[begin SOURCE MATERIAL]

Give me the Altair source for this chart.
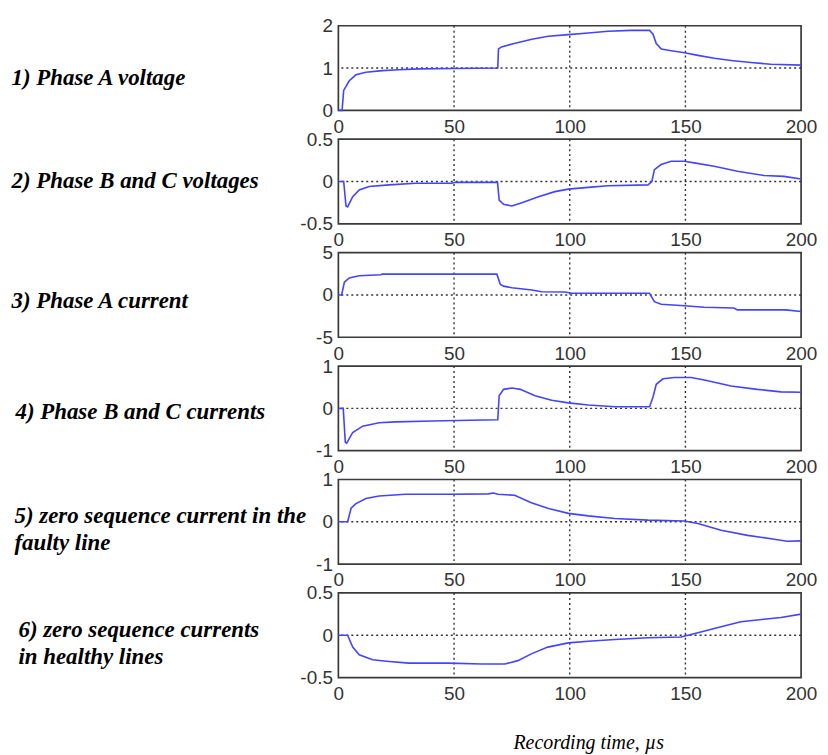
import altair as alt
import pandas as pd

# ---------------- data ----------------
X_TICKS = [0, 50, 100, 150, 200]

titles = [
    "1) Phase A voltage",
    "2) Phase B and C voltages",
    "3) Phase A current",
    "4) Phase B and C currents",
    ["5) zero sequence current in the", "faulty line"],
    ["6) zero sequence currents", "in healthy lines"],
]
y_ticks = [[0, 1, 2], [-0.5, 0, 0.5], [-5, 0, 5], [-1, 0, 1], [-1, 0, 1], [-0.5, 0, 0.5]]

t1 = [0, 1.6, 2.3, 4.7, 7.6, 11.9, 19, 26, 35, 50, 68.9, 69.2, 70.5, 76, 83.6, 90.7, 99.4, 108, 116.6,
      126.6, 134.5, 136, 137.4, 139.6, 143.9, 149.6, 155.4, 162.5, 169.7, 178.3, 186.9, 200]
v1 = [0, 0, 0.47, 0.70, 0.84, 0.90, 0.94, 0.96, 0.98, 0.99, 1.0, 1.45, 1.50, 1.58, 1.68, 1.75, 1.79,
      1.83, 1.87, 1.89, 1.89, 1.80, 1.58, 1.45, 1.41, 1.36, 1.30, 1.23, 1.18, 1.13, 1.09, 1.07]

t2 = [0, 2.3, 3.3, 4.0, 6.2, 9, 13.3, 21.9, 33.4, 49, 50.6, 68.8, 69.5, 71.4, 75, 79.3, 86.5, 93.6, 99.4,
      108, 116.6, 133.8, 135.5, 136.6, 139.5, 143.8, 149.5, 153.8, 162.4, 172.5, 184, 192.6, 200]
v2 = [0, 0, -0.29, -0.30, -0.18, -0.10, -0.06, -0.04, -0.02, -0.02, -0.01, -0.01, -0.22, -0.27, -0.29,
      -0.25, -0.18, -0.12, -0.09, -0.07, -0.05, -0.04, 0.0, 0.14, 0.20, 0.24, 0.24, 0.22, 0.18, 0.12,
      0.07, 0.06, 0.03]

t3 = [0, 1.4, 2.6, 4.7, 9, 18.4, 19, 68.5, 70, 71.4, 75, 83.6, 87.9, 98, 100.9, 134.5, 136.6, 139.5,
      149.5, 158.1, 171, 172.5, 193.3, 200]
v3 = [0, 0, 1.5, 2.0, 2.27, 2.38, 2.46, 2.46, 1.23, 1.04, 0.85, 0.58, 0.38, 0.35, 0.19, 0.19, -0.8,
      -1.1, -1.27, -1.46, -1.54, -1.77, -1.77, -1.96]

t4 = [0, 2.1, 3.0, 3.6, 6.2, 10.5, 17.6, 24.8, 40.6, 57, 68.9, 69.5, 71.4, 75, 78.6, 85, 92.2, 99.4, 108,
      119.5, 134.5, 136, 137.4, 140.3, 145.3, 152.5, 158.2, 169.7, 181, 191.3, 200]
v4 = [0, 0, -0.80, -0.82, -0.57, -0.42, -0.34, -0.32, -0.30, -0.28, -0.27, 0.30, 0.45, 0.48, 0.45,
      0.30, 0.19, 0.13, 0.08, 0.04, 0.04, 0.27, 0.57, 0.70, 0.73, 0.73, 0.67, 0.53, 0.45, 0.39, 0.38]

t5 = [0, 4, 5.5, 7.6, 11.9, 17.6, 29, 47.6, 64.8, 67, 69, 76.2, 83.4, 90.5, 99.4, 108, 119.5, 133.8,
      149.5, 155.4, 165.4, 176.9, 187, 194, 200]
v5 = [0, 0, 0.32, 0.43, 0.55, 0.61, 0.65, 0.65, 0.66, 0.68, 0.65, 0.63, 0.45, 0.32, 0.20, 0.14, 0.08,
      0.04, 0.02, -0.04, -0.20, -0.32, -0.40, -0.46, -0.45]

t6 = [0, 4, 6.2, 9, 14.8, 21.9, 30.5, 47.6, 62, 72, 77.6, 83.4, 90.5, 99.4, 108, 119.5, 133.8, 148.1,
      155.4, 165.4, 174, 184, 191.3, 200]
v6 = [0, 0, -0.14, -0.23, -0.29, -0.31, -0.33, -0.33, -0.34, -0.34, -0.30, -0.22, -0.14, -0.09, -0.07,
      -0.05, -0.03, -0.02, 0.03, 0.10, 0.16, 0.19, 0.21, 0.25]

series = [(t1, v1), (t2, v2), (t3, v3), (t4, v4), (t5, v5), (t6, v6)]
title_x = [-329, -329, -329, -325, -326, -322]
title_y = [52, 42, 48, 46, 36, 37]

LINE_COLOR = "#4444ff"
GRID_COLOR = "#333333"
TICK_FONT = "Liberation Sans Narrow, Liberation Sans, Arial, sans-serif"


def panel(i):
    t, v = series[i]
    yt = y_ticks[i]
    df = pd.DataFrame({"t": t, "v": v})
    xs = alt.Scale(domain=[0, 200], nice=False, zero=False)
    ys = alt.Scale(domain=[yt[0], yt[2]], nice=False, zero=False)

    xaxis_kw = dict(values=X_TICKS, ticks=False, domain=False, grid=False, labelPadding=7,
                    labelFlush=False, labelOverlap=False, format="d")
    if i == 5:
        xaxis_kw.update(title="Recording time, µs", titleFont="Liberation Serif", titleFontSize=20,
                        titleFontStyle="italic", titleFontWeight="normal", titleColor="black",
                        titleX=251, titleY=65, titleBaseline="middle")
    else:
        xaxis_kw.update(title="")
    xaxis = alt.Axis(**xaxis_kw)

    yaxis = alt.Axis(values=yt, ticks=False, domain=False, grid=False, labelPadding=6,
                     labelFlush=False, labelOverlap=False, labelExpr="datum.value + ''",
                     title=titles[i], titleAngle=0, titleAlign="left", titleBaseline="middle",
                     titleX=title_x[i], titleY=title_y[i], titleFont="Liberation Serif",
                     titleFontSize=23, titleFontStyle="italic", titleFontWeight="bold",
                     titleColor="black", titleLineHeight=27, titleLimit=400)

    gx = alt.Chart(pd.DataFrame({"g": X_TICKS[1:4]})).mark_rule(
        strokeDash=[2, 3], color=GRID_COLOR, strokeWidth=1.4
    ).encode(x=alt.X("g:Q", scale=xs, axis=xaxis))
    gy = alt.Chart(pd.DataFrame({"g": [yt[1]]})).mark_rule(
        strokeDash=[2, 3], color=GRID_COLOR, strokeWidth=1.4
    ).encode(y=alt.Y("g:Q", scale=ys, axis=yaxis))
    line = alt.Chart(df).mark_line(color=LINE_COLOR, strokeWidth=1.6).encode(
        x=alt.X("t:Q", scale=xs, axis=xaxis),
        y=alt.Y("v:Q", scale=ys, axis=yaxis),
    )
    return alt.layer(gx, gy, line).properties(width=465, height=85)


chart = alt.vconcat(*[panel(i) for i in range(6)], spacing=29, bounds="flush").properties(
    padding={"left": 2, "top": 6, "right": 2, "bottom": 2}
).configure_view(
    stroke="#3a3a3a", strokeWidth=1.7
).configure_axis(
    labelFont=TICK_FONT, labelFontSize=19, labelColor="#333333"
)

chart.save("out.html", embed_options={"renderer": "svg", "actions": False})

[end SOURCE MATERIAL]

WHAT IS BEING ASKED:
Return, unchanged, the lines from the first line of the material through the line that holds "1.13, 1.09, 1.07]", inclusive, omitting pictures.

FULL SOLUTION:
Give me the Altair source for this chart.
import altair as alt
import pandas as pd

# ---------------- data ----------------
X_TICKS = [0, 50, 100, 150, 200]

titles = [
    "1) Phase A voltage",
    "2) Phase B and C voltages",
    "3) Phase A current",
    "4) Phase B and C currents",
    ["5) zero sequence current in the", "faulty line"],
    ["6) zero sequence currents", "in healthy lines"],
]
y_ticks = [[0, 1, 2], [-0.5, 0, 0.5], [-5, 0, 5], [-1, 0, 1], [-1, 0, 1], [-0.5, 0, 0.5]]

t1 = [0, 1.6, 2.3, 4.7, 7.6, 11.9, 19, 26, 35, 50, 68.9, 69.2, 70.5, 76, 83.6, 90.7, 99.4, 108, 116.6,
      126.6, 134.5, 136, 137.4, 139.6, 143.9, 149.6, 155.4, 162.5, 169.7, 178.3, 186.9, 200]
v1 = [0, 0, 0.47, 0.70, 0.84, 0.90, 0.94, 0.96, 0.98, 0.99, 1.0, 1.45, 1.50, 1.58, 1.68, 1.75, 1.79,
      1.83, 1.87, 1.89, 1.89, 1.80, 1.58, 1.45, 1.41, 1.36, 1.30, 1.23, 1.18, 1.13, 1.09, 1.07]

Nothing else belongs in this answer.